The bond market chaos didn’t stay confined to the U.S.

• Japan’s government bonds nosedived as global investors backed away from uncertainty.

• Australia and other Asian markets also felt the tremors.

• Even as China’s bond market showed signs of resilience, the U.S. stance signals a deepening decoupling, not just economically but ideologically.

Bloomberg flags the risk of global economic bifurcation, as the U.S. presses ahead with hardened trade lines, while China fortifies its internal economic architecture.

Users from various segments of the political spectrum have taken to platforms like Blue Sky to criticize the former president’s recent decisions, especially his retreat from imposing higher tariffs amid growing pressure.

One commenter reflected on their initial impression of Trump’s book, asserting that it painted him as “a pompous asshole”—a sentiment that has resurfaced as his economic policies are called into question. They lamented, “He is a malignant tumor that just won’t go away,” highlighting the ongoing divisiveness his presidency continues to evoke.

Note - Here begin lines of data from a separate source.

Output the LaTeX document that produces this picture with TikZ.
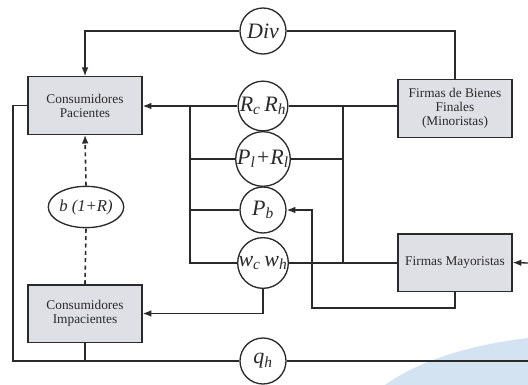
\documentclass[tikz,border=0pt]{standalone}
\usepackage{fontspec}
\setmainfont{Liberation Serif}
\usetikzlibrary{arrows.meta,shapes.geometric}
\definecolor{boxgray}{HTML}{DFE0E6}
\definecolor{linegray}{HTML}{2A2A2A}
\definecolor{swoosh}{HTML}{D3E3F2}
\tikzset{
	caja/.style={draw,line width=1pt,fill=boxgray,minimum width=85.5pt,minimum height=43pt,align=center,inner sep=1pt,font=\fontsize{10}{10.5}\selectfont},
	var/.style={circle,draw,fill=white,minimum size=34.5pt,inner sep=0pt,font=\fontsize{16.5}{17}\selectfont\itshape},
}
\newcommand{\ix}[2]{#1\textsubscript{#2}}
\begin{document}
\begin{tikzpicture}[x=0.75pt,y=-0.75pt,line width=1pt,color=linegray,>={Latex[length=6.5pt,width=5pt]}]
		\useasboundingbox (0,0) rectangle (528,385);
		\fill[swoosh] (385,385) .. controls (420,360) and (470,345) .. (528,338) -- (528,385) -- cycle;
		% cajas
		\node[caja] (cp) at (85,105.5) {Consumidores\\Pacientes};
		\node[caja] (ci) at (85,313.5) {Consumidores\\Impacientes};
		\node[caja] (fb) at (455,108.5) {Firmas de Bienes\\Finales\\(Minoristas)};
		\node[caja] (fm) at (455,262.5) {Firmas Mayoristas};
		% variables
		\node[var] (div) at (263,31) {Div};
		\node[var] (rr) at (263,106) {\ix{R}{c}\,\ix{R}{h}};
		\node[var] (pl) at (263,159) {\ix{P}{l}+\ix{R}{l}};
		\node[var] (pb) at (263,210) {\ix{P}{b}};
		\node[var] (ww) at (263,263) {\ix{w}{c}\,\ix{w}{h}};
		\node[var] (qh) at (263,361) {\ix{q}{h}};
		\node[ellipse,draw,fill=white,minimum width=40pt,minimum height=31pt,inner sep=0pt,font=\fontsize{12.5}{12.5}\selectfont\itshape] (br) at (86,207) {b (1+R)};
		\coordinate (lt) at (190,106);
		\coordinate (lb) at (190,263);
		\coordinate (rt) at (343,106);
		\coordinate (rb) at (343,263);
		\coordinate (pbr) at (312,308);
		\coordinate (ql) at (13,361);
		\coordinate (qr) at (528,361);
		\coordinate (fmr) at (528,263);
		% conexiones
		\draw[->] (div.west) -| (cp.north);
		\draw (div.east) -| (fb.north);
		\draw[->] (rr.west) -- (rr.west -| cp.east);
		\draw (rr.east) -- (rr.east -| fb.west);
		\draw (lt) -- (lb) -- (ww.west);
		\draw (pl.west) -- (pl.west -| lt);
		\draw (pb.west) -- (pb.west -| lt);
		\draw (rt) -- (rb);
		\draw (pl.east) -- (pl.east -| rt);
		\draw (ww.east) -- (ww.east -| fm.west);
		\draw[->] (fm.south) |- (pbr) |- (pb.east);
		\draw[->] (ww.south) |- (ci.east);
		\draw[line width=1.2pt,dash pattern=on 3pt off 2.5pt] (ci.north) -- (br.south);
		\draw[->,line width=1.2pt,dash pattern=on 3pt off 2.5pt] (br.north) -- (cp.south);
		\draw (qh.west) -- (ql) |- (cp.west);
		\draw (ci.south) -- (ci.south |- qh.west);
		\draw (qh.east) -- (qr);
		\draw[->] (fmr) -- (fm.east);
	\end{tikzpicture}
\end{document}
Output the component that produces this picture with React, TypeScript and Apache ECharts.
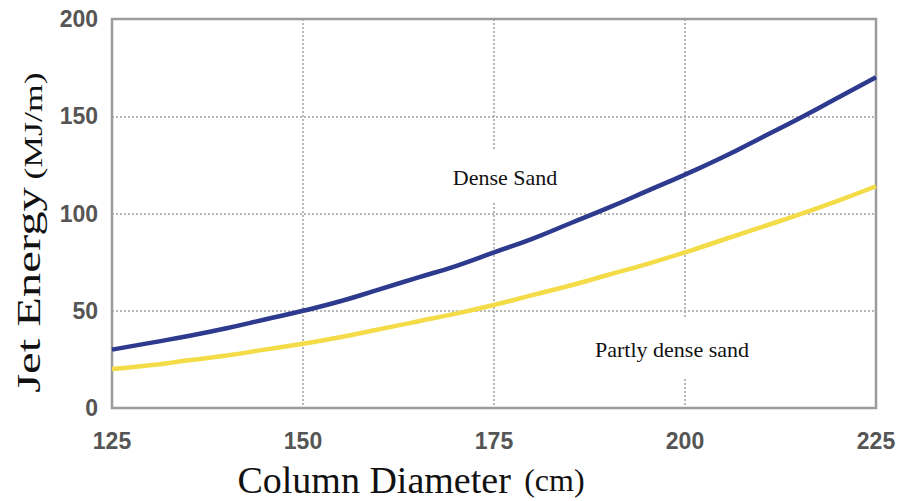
import React, { useEffect, useRef } from "react";
import * as echarts from "echarts";

const diameters = [125, 130, 135, 140, 145, 150, 155, 160, 165, 170, 175, 180, 185, 190, 195, 200, 205, 210, 215, 220, 225];
const denseSand = [30, 33.5, 37, 41, 45.5, 50, 55, 61, 67, 73, 80, 87, 95, 103, 111.5, 120, 129, 139, 149, 159.5, 170];
const partlyDense = [20, 22, 24.5, 27, 30, 33, 36.5, 40.5, 44.5, 48.5, 53, 58, 63, 68.5, 74, 80, 86.5, 93, 99.5, 106.5, 114];
const xTicks = [125, 150, 175, 200, 225];
const yTicks = [0, 50, 100, 150, 200];

export default function App() {
  const ref = useRef<HTMLDivElement>(null);
  useEffect(() => {
    if (!ref.current) return;
    const chart = echarts.init(ref.current, null, { renderer: "svg" });
    const serif = "'Liberation Serif', 'Times New Roman', serif";
    const sans = "'Liberation Sans', Arial, sans-serif";
    const gridLine = { show: true, lineStyle: { color: "#a0a0a0", type: [2, 2], width: 1.5 } };
    chart.setOption({
      animation: false,
      backgroundColor: "#ffffff",
      grid: { left: 112, right: 23, top: 19, bottom: 93, show: true, borderColor: "#9a9a9a", borderWidth: 2.5, backgroundColor: "transparent" },
      xAxis: {
        type: "value",
        min: xTicks[0],
        max: xTicks[xTicks.length - 1],
        interval: 25,
        axisLine: { show: false },
        axisTick: { show: false },
        splitLine: gridLine,
        axisLabel: { color: "#555", fontFamily: sans, fontSize: 23, fontWeight: "bold", margin: 21 },
      },
      yAxis: {
        type: "value",
        min: yTicks[0],
        max: yTicks[yTicks.length - 1],
        interval: 50,
        axisLine: { show: false },
        axisTick: { show: false },
        splitLine: gridLine,
        axisLabel: { color: "#555", fontFamily: sans, fontSize: 23, fontWeight: "bold", margin: 14 },
      },
      series: [
        {
          name: "Dense Sand",
          type: "line",
          smooth: true,
          showSymbol: false,
          data: diameters.map((d, i) => [d, denseSand[i]]),
          lineStyle: { color: "#2d3a8e", width: 4.5 },
          z: 3,
        },
        {
          name: "Partly dense sand",
          type: "line",
          smooth: true,
          showSymbol: false,
          data: diameters.map((d, i) => [d, partlyDense[i]]),
          lineStyle: { color: "#f3dc48", width: 4.5 },
          z: 2,
        },
      ],
      graphic: [
        {
          type: "text",
          x: 505,
          y: 177,
          z: 100,
          style: {
            text: "Dense Sand",
            font: `22px ${serif}`,
            fill: "#111",
            align: "center",
            verticalAlign: "middle",
            backgroundColor: "#fff",
            padding: [14, 6, 16, 6],
          },
        },
        {
          type: "text",
          x: 672,
          y: 349,
          z: 100,
          style: {
            text: "Partly dense sand",
            font: `22px ${serif}`,
            fill: "#111",
            align: "center",
            verticalAlign: "middle",
            backgroundColor: "#fff",
            padding: [10, 6, 28, 6],
          },
        },
        {
          type: "text",
          x: 411,
          y: 480,
          z: 100,
          style: {
            text: "{a|Column Diameter}    {b|(cm)}",
            align: "center",
            verticalAlign: "middle",
            fill: "#111",
            rich: {
              a: { fontFamily: serif, fontSize: 38, fill: "#111" },
              b: { fontFamily: serif, fontSize: 32, fill: "#111" },
            },
          },
        },
        {
          type: "text",
          x: 29,
          y: 290,
          rotation: Math.PI / 2,
          scaleX: 1.43,
          z: 100,
          style: {
            text: "Jet Energy",
            font: `34px ${serif}`,
            align: "center",
            verticalAlign: "middle",
            fill: "#111",
          },
        },
        {
          type: "text",
          x: 34,
          y: 126,
          rotation: Math.PI / 2,
          scaleX: 1.43,
          z: 100,
          style: {
            text: "(MJ/m)",
            font: `25px ${serif}`,
            align: "center",
            verticalAlign: "middle",
            fill: "#111",
          },
        },
      ],
    });
    return () => chart.dispose();
  }, []);
  return <div ref={ref} style={{ width: 899, height: 501, position: "absolute", left: 0, top: 0 }} />;
}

Further raising eyebrows was a statement from Karoline Leavitt, the White House Press Secretary, who challenged the media narrative asserting that Trump had backed down. She claimed, “You clearly failed to see what President Trump is doing here,” reiterating that those who criticized him “missed the art of the deal.” Critics, however, have responded with skepticism, pointing to Trump’s decisions resulting in considerable financial setbacks for middle-class Americans, saying the supposed “art” has primarily benefited the wealthy. In a pointed remark, one critic mused, “Isn’t insider trading with a bad comb-over the very definition of Trump’s Art of the Deal?”

Trump’s supposed business acumen comes at the expense of economic stability for ordinary citizens, as retirement funds and stock market investments feel the pinch from volatile policies. I suspect the rebound hasn’t fully compensated anyone’s stock portfolio or market driven retirement fund.

The debate has intensified with references to several economic indicators. For instance, the Dow Jones has reportedly fallen by 9.5% since the beginning of the year, prompting commentary on the apparent disconnect between Trump’s bravado about his negotiation skills and the reality of the market’s performance.